The tribunal ruled that Fiona McBride had been unfairly dismissed
A fingerprint expert who lost her job in 2007 over the Shirley McKie affair has won her case for unfair dismissal.
Fiona McBride was one of four experts who said a fingerprint left at a murder scene was that of Ms McKie, one of the investigating detectives.
Scottish ministers later accepted that a mistake was made and paid the former policewoman £750,000 in compensation.
Ms McBride was sacked from the Scottish Criminal Records Office. The tribunal has ordered her re-instatement.
Ms McBride's solicitors, Turcan Connell, said she was "delighted" at the judgment.
A spokeswoman said: "Not only does the judgment vindicate her fully, it allows her to return to a profession which she loves and in which she has many years of experience.
"It marks the end of what has been a significant ordeal for Fiona, not just since her dismissal a year and a half ago, but over the last 10 years during which time she has co-operated fully with a number of investigations and inquiries.
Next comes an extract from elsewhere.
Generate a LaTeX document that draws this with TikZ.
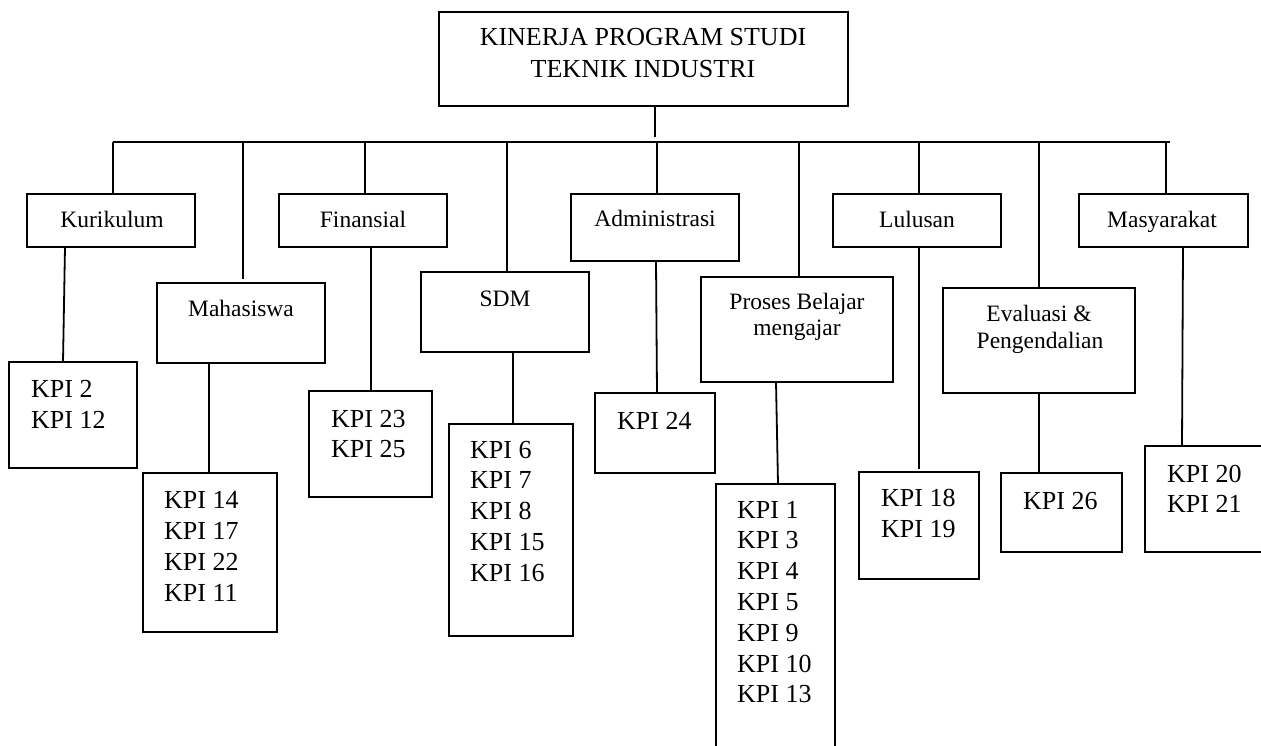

"Fiona would like to thank her colleagues in the fingerprint bureau and other people across Scotland and the international fingerprint community for their unwavering support throughout."
Her solicitors said the judgment ordered that Ms McBride should be "treated in all respects as if she had not been dismissed".
The judge has ordered that all her rights and privileges, including pension rights, to which she was entitled at the time of her dismissal, be restored to her.
In 2007, the Scottish Criminal Records Office was incorporated into the Scottish Police Services Authority (SPSA).
Its interim chief executive, Jo Brigham, said the authority may consider an appeal against the tribunal decision.
"This has been a complex and involved case," she said.
"Dismissing a member of staff is a major decision and not one the organisation enters into lightly.
"We are clearly disappointed that the tribunal has found against us on this occasion.
"We will be studying the details of the tribunal's judgement and its implications, including any grounds for appeal."
The Shirley McKie affair - and its continuing fallout - has been one of the most controversial cases ever handled by the Scottish justice system.
Ms Mckie was cleared of perjury after a fingerprint, said to be hers, was found at a house in Kilmarnock where a woman had been murdered in 1997.
Shirley McKie accepted £750,000 damages from Scottish ministers
She had always denied entering the property, but four fingerprint experts - including Ms McBride - maintained that the print belonged to her.
The case drew international attention with many independent analysts disputing the findings.
Despite the controversy, the four experts stood by their initial identification.
A subsequent inquiry by Her Majesty's Chief Inspector of Constabulary in 2000 backed Ms McKie and recommended an overhaul of procedures at the SCRO.
The four experts at the centre of the controversy were then suspended from duty but the following year the Crown Office ruled out any criminal action against them.
Ms McKie successfully sued the Scottish Executive and SCRO over the affair and was awarded £750,000 in compensation.
In 2006, the four fingerprint officials at the centre of the case were offered a deal to leave their jobs.
Three of them accepted redundancy in March 2007 but Ms McBride declined and was eventually sacked.
It was confirmed on Thursday that she had won her tribunal.